**DIRECTION**
Return each line of the data below verbatim; pictures are to be left out.

**INFORMATION SHOWN**

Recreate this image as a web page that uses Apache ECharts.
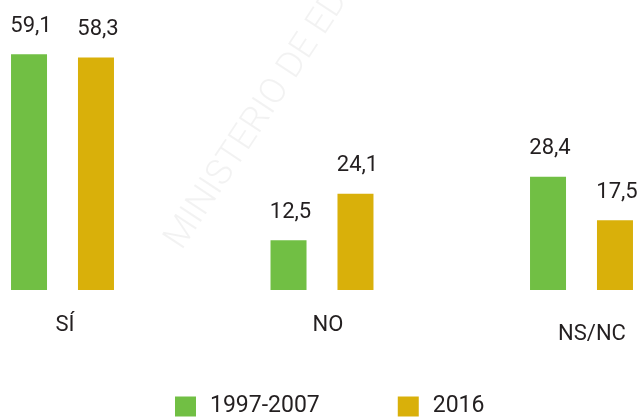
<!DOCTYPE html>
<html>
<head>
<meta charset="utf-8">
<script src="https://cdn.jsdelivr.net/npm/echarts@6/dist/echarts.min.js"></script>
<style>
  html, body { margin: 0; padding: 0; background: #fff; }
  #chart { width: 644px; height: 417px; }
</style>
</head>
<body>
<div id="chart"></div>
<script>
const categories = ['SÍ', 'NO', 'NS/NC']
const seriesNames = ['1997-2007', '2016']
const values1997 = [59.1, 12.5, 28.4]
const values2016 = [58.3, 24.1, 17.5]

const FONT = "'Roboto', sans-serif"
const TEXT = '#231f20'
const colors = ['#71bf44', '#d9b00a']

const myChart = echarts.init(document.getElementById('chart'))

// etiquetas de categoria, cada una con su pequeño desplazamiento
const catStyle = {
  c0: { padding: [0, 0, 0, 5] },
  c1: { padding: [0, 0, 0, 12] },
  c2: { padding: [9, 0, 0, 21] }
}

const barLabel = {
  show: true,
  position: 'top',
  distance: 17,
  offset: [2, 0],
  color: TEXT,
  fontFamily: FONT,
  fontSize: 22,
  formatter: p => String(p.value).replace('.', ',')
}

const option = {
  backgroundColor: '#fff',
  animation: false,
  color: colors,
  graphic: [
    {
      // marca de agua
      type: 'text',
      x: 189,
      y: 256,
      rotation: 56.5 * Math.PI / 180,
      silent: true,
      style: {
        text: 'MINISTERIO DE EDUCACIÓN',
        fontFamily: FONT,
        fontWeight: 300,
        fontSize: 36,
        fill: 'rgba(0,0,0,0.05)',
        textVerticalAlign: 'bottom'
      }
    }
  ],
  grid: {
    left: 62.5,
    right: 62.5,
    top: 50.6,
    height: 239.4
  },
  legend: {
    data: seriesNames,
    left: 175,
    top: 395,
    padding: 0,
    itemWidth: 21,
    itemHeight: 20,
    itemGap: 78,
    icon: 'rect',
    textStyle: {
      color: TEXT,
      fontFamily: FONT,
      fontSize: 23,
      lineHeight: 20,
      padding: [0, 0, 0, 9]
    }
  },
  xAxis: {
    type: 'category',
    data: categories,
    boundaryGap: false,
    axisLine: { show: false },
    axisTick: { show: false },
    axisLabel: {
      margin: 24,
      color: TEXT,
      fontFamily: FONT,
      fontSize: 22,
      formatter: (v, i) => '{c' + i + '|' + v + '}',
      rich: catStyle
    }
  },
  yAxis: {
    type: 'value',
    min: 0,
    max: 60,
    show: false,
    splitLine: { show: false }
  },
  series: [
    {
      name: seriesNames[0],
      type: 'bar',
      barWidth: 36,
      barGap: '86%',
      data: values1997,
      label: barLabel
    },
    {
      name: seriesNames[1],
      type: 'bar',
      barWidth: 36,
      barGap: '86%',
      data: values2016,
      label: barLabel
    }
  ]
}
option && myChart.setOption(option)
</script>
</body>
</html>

**OUTPUT**
Recreate this image as a web page that uses Apache ECharts.
<!DOCTYPE html>
<html>
<head>
<meta charset="utf-8">
<script src="https://cdn.jsdelivr.net/npm/echarts@6/dist/echarts.min.js"></script>
<style>
  html, body { margin: 0; padding: 0; background: #fff; }
  #chart { width: 644px; height: 417px; }
</style>
</head>
<body>
<div id="chart"></div>
<script>
const categories = ['SÍ', 'NO', 'NS/NC']
const seriesNames = ['1997-2007', '2016']
const values1997 = [59.1, 12.5, 28.4]
const values2016 = [58.3, 24.1, 17.5]

const FONT = "'Roboto', sans-serif"
const TEXT = '#231f20'
const colors = ['#71bf44', '#d9b00a']

const myChart = echarts.init(document.getElementById('chart'))

// etiquetas de categoria, cada una con su pequeño desplazamiento
const catStyle = {
  c0: { padding: [0, 0, 0, 5] },
  c1: { padding: [0, 0, 0, 12] },
  c2: { padding: [9, 0, 0, 21] }
}

const barLabel = {
  show: true,
  position: 'top',
  distance: 17,
  offset: [2, 0],
  color: TEXT,
  fontFamily: FONT,
  fontSize: 22,
  formatter: p => String(p.value).replace('.', ',')
}

const option = {
  backgroundColor: '#fff',
  animation: false,
  color: colors,
  graphic: [
    {
      // marca de agua
      type: 'text',
      x: 189,
      y: 256,
      rotation: 56.5 * Math.PI / 180,
      silent: true,
      style: {
        text: 'MINISTERIO DE EDUCACIÓN',
        fontFamily: FONT,
        fontWeight: 300,
        fontSize: 36,
        fill: 'rgba(0,0,0,0.05)',
        textVerticalAlign: 'bottom'
      }
    }
  ],
  grid: {
    left: 62.5,
    right: 62.5,
    top: 50.6,
    height: 239.4
  },
  legend: {
    data: seriesNames,
    left: 175,
    top: 395,
    padding: 0,
    itemWidth: 21,
    itemHeight: 20,
    itemGap: 78,
    icon: 'rect',
    textStyle: {
      color: TEXT,
      fontFamily: FONT,
      fontSize: 23,
      lineHeight: 20,
      padding: [0, 0, 0, 9]
    }
  },
  xAxis: {
    type: 'category',
    data: categories,
    boundaryGap: false,
    axisLine: { show: false },
    axisTick: { show: false },
    axisLabel: {
      margin: 24,
      color: TEXT,
      fontFamily: FONT,
      fontSize: 22,
      formatter: (v, i) => '{c' + i + '|' + v + '}',
      rich: catStyle
    }
  },
  yAxis: {
    type: 'value',
    min: 0,
    max: 60,
    show: false,
    splitLine: { show: false }
  },
  series: [
    {
      name: seriesNames[0],
      type: 'bar',
      barWidth: 36,
      barGap: '86%',
      data: values1997,
      label: barLabel
    },
    {
      name: seriesNames[1],
      type: 'bar',
      barWidth: 36,
      barGap: '86%',
      data: values2016,
      label: barLabel
    }
  ]
}
option && myChart.setOption(option)
</script>
</body>
</html>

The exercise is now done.